La missione è insegnare l’italiano ai migranti, senza voti, senza classi, “uno a uno” e a “tu per tu” Per loro e per tutti, adulti compresi, il nome Penny Wirton indica la possibilità di un riscatto. Abbiamo incontrato Laura Bosio, che ha aperto la Penny Wirton di Milano nel 2015, ma la prima sede di questo centro che insegna italiano ai migranti nasce a Roma ne nel 2008 e ce ne sono più di 60 in tutt’italia.
È una scuola a tutti gli effetti?
Diciamo che la missione è insegnare l’italiano ai migranti, ma senza voti, senza classi, “uno a uno”, a “tu per tu” tra insegnante e studente, perché ogni persona è un caso a sé e come tale va considerato.
Se dovessi raccontare Penny Wirton con un’immagine?
Ishawu, un ragazzo del Ghana di diciassette anni, timido, gentile, studioso, che regala una mela al suo insegnante. Finché c’è qualcuno che sa fare un gesto semplice e bello come questo, il mondo è salvo.

La vostra caratteristica principale?
La capacità d’ascolto: essere ascoltati è il bisogno più forte degli esseri umani.
Si può insegnare l’ascolto?
Con un esercizio: ascoltare è diventare chi si ascolta. Capiremo che le differenze sono valori da esaltare solo uscendo da noi, dalla prigione di noi stessi, e andando incontro a chi è diverso. Sono le nostre reciproche differenze che ci arricchiscono, che ci liberano. Acquisire altri occhi, perché i muri non proteggono, non salvano ma limitano.






Acquisire altri occhi per vivere altre storie, altre vite?
Esatto. Storie potenzialmente non hanno fine. Se non saremo noi a degradare l’umanità a “materiale umano”, non solo con l’orrore della violenza ma con la nostra indifferenza.

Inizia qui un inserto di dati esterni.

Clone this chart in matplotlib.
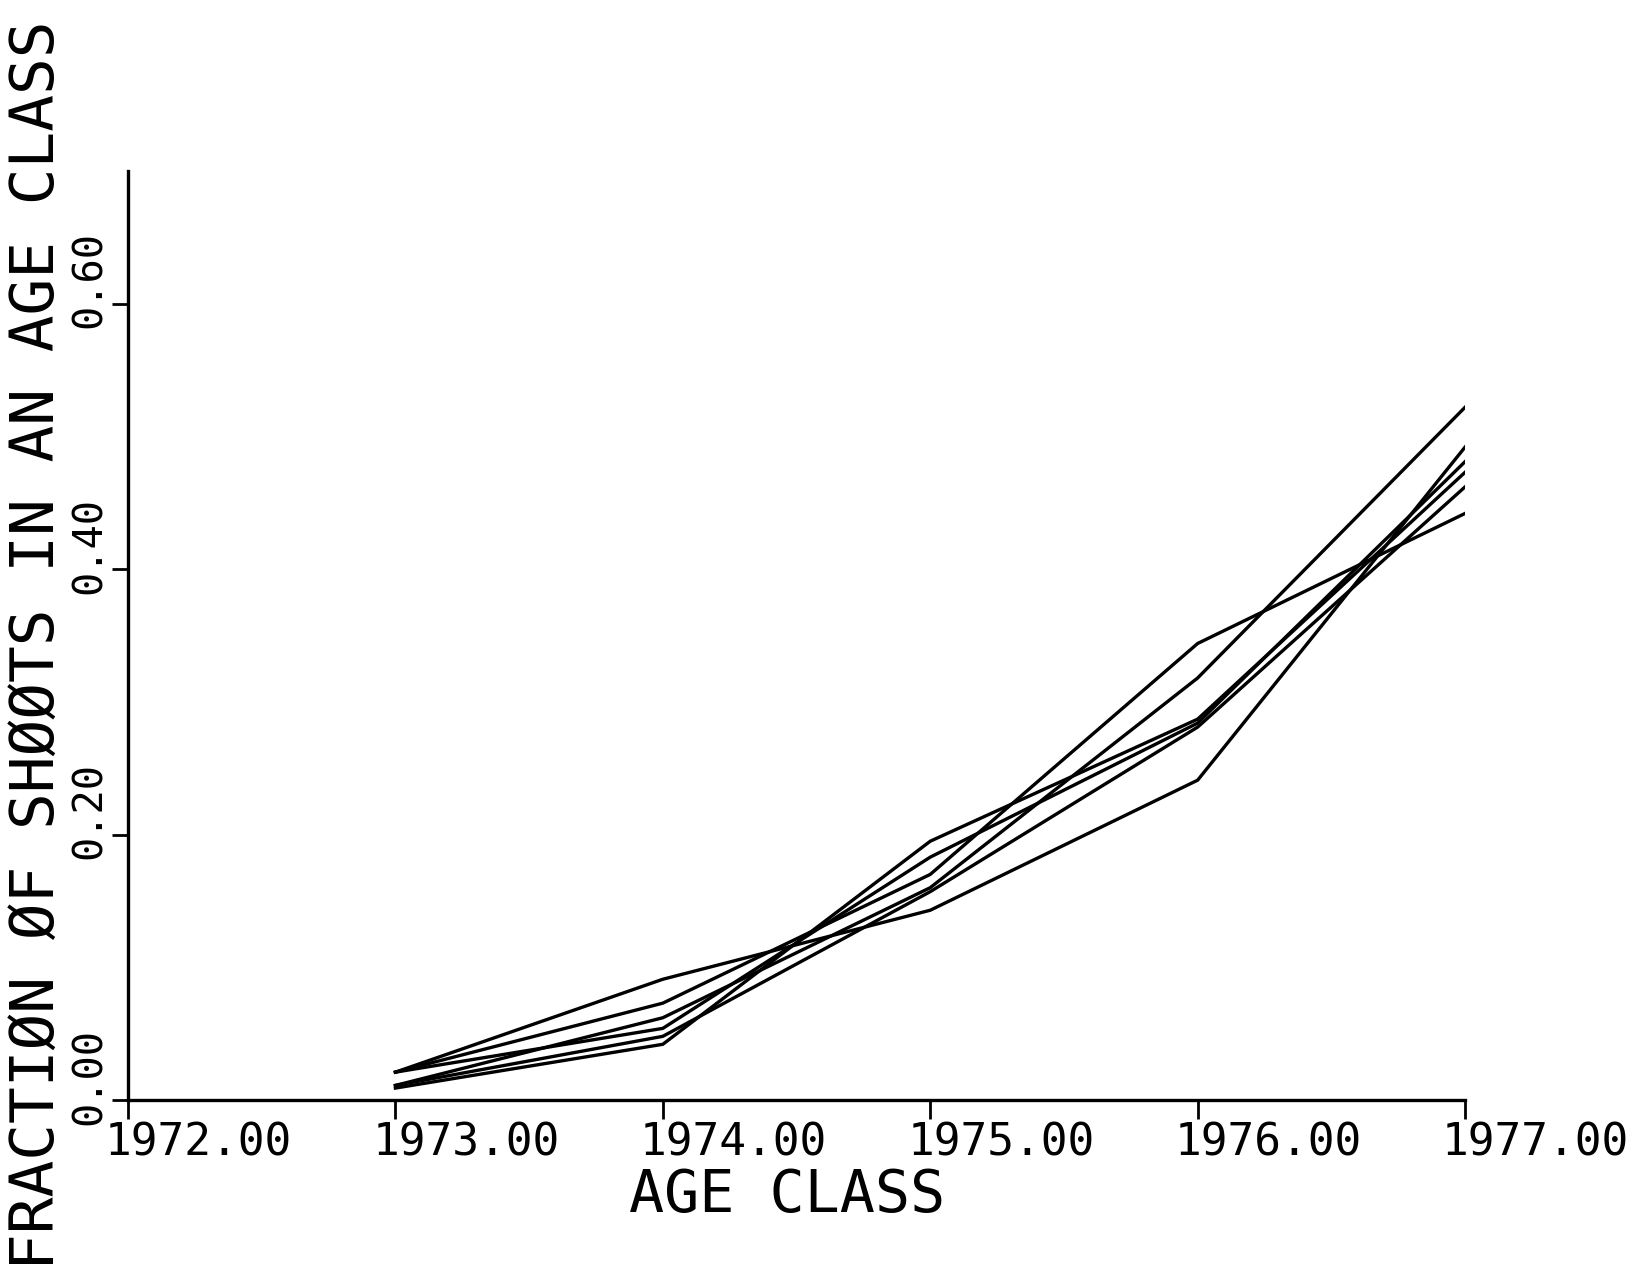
import numpy as np
import matplotlib
matplotlib.use('Agg')
import matplotlib.pyplot as plt
from matplotlib.transforms import ScaledTranslation

# age classes (x) and fraction of shoots for each simulated run
years = [1973, 1974, 1975, 1976, 1977]
run_1 = [0.021, 0.091, 0.143, 0.241, 0.492]
run_2 = [0.009, 0.042, 0.195, 0.287, 0.473]
run_3 = [0.021, 0.073, 0.170, 0.344, 0.442]
run_4 = [0.011, 0.062, 0.160, 0.318, 0.522]
run_5 = [0.021, 0.054, 0.183, 0.284, 0.481]
run_6 = [0.011, 0.048, 0.157, 0.281, 0.462]
runs = [run_1, run_2, run_3, run_4, run_5, run_6]

x_ticks = [1972, 1973, 1974, 1975, 1976, 1977]
y_ticks = [0.0, 0.2, 0.4, 0.6]

FONT = 'DejaVu Sans Mono'

fig = plt.figure(figsize=(16.43, 12.80), dpi=100)
ax = fig.add_axes([0.0779, 0.1406, 0.8138, 0.7258])

for r in runs:
    ax.plot(years, r, color='black', lw=2.4, solid_joinstyle='miter')

ax.set_xlim(1972, 1977)
ax.set_ylim(0, 0.70)

for side in ['top', 'right']:
    ax.spines[side].set_visible(False)
for side in ['left', 'bottom']:
    ax.spines[side].set_linewidth(2.4)

ax.set_xticks(x_ticks)
ax.set_xticklabels(['%.2f' % t for t in x_ticks], fontfamily=FONT, fontsize=32, ha='left')
ax.set_yticks(y_ticks)
ax.set_yticklabels(['%.2f' % t for t in y_ticks], fontfamily=FONT, fontsize=29, rotation=90, va='center')
ax.tick_params(axis='x', direction='out', length=14, width=2, pad=1.5)
ax.tick_params(axis='y', direction='out', length=11.5, width=2, pad=1.5)

for lab in ax.get_xticklabels():
    lab.set_transform(lab.get_transform() + ScaledTranslation(-0.23, 0, fig.dpi_scale_trans))
for lab in ax.get_yticklabels():
    lab.set_transform(lab.get_transform() + ScaledTranslation(0, 0.24, fig.dpi_scale_trans))

fig.text(787 / 1643, 1 - 1167 / 1280, 'AGE CLASS', fontfamily=FONT, fontsize=42,
         ha='center', va='top')
fig.text(38 / 1643, 1 - 645 / 1280, 'FRACTIØN ØF SHØØTS IN AN AGE CLASS', fontfamily=FONT,
         fontsize=44, rotation=90, ha='center', va='center')

fig.savefig('out.png', dpi=100, facecolor='white')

Sapersi raccontare aiuta a gestire meglio le relazioni con gli altri, saper litigare trovando vie di scambio o di incontro anche con le parole.
Un luogo di Milano che ami e ti rappresenta?
Un vialetto della Barona, in via Ettore Ponti, dove c’è una ciclofficina fantastica, non solo per le biciclette ma per la “cultura dell’aperto” che lì si promuove, si vive. Paolo Conte chiude la sua canzone intitolata “Velocità silenziosa” dicendo che “una bici la si ama come l’ultima delle fantasie”.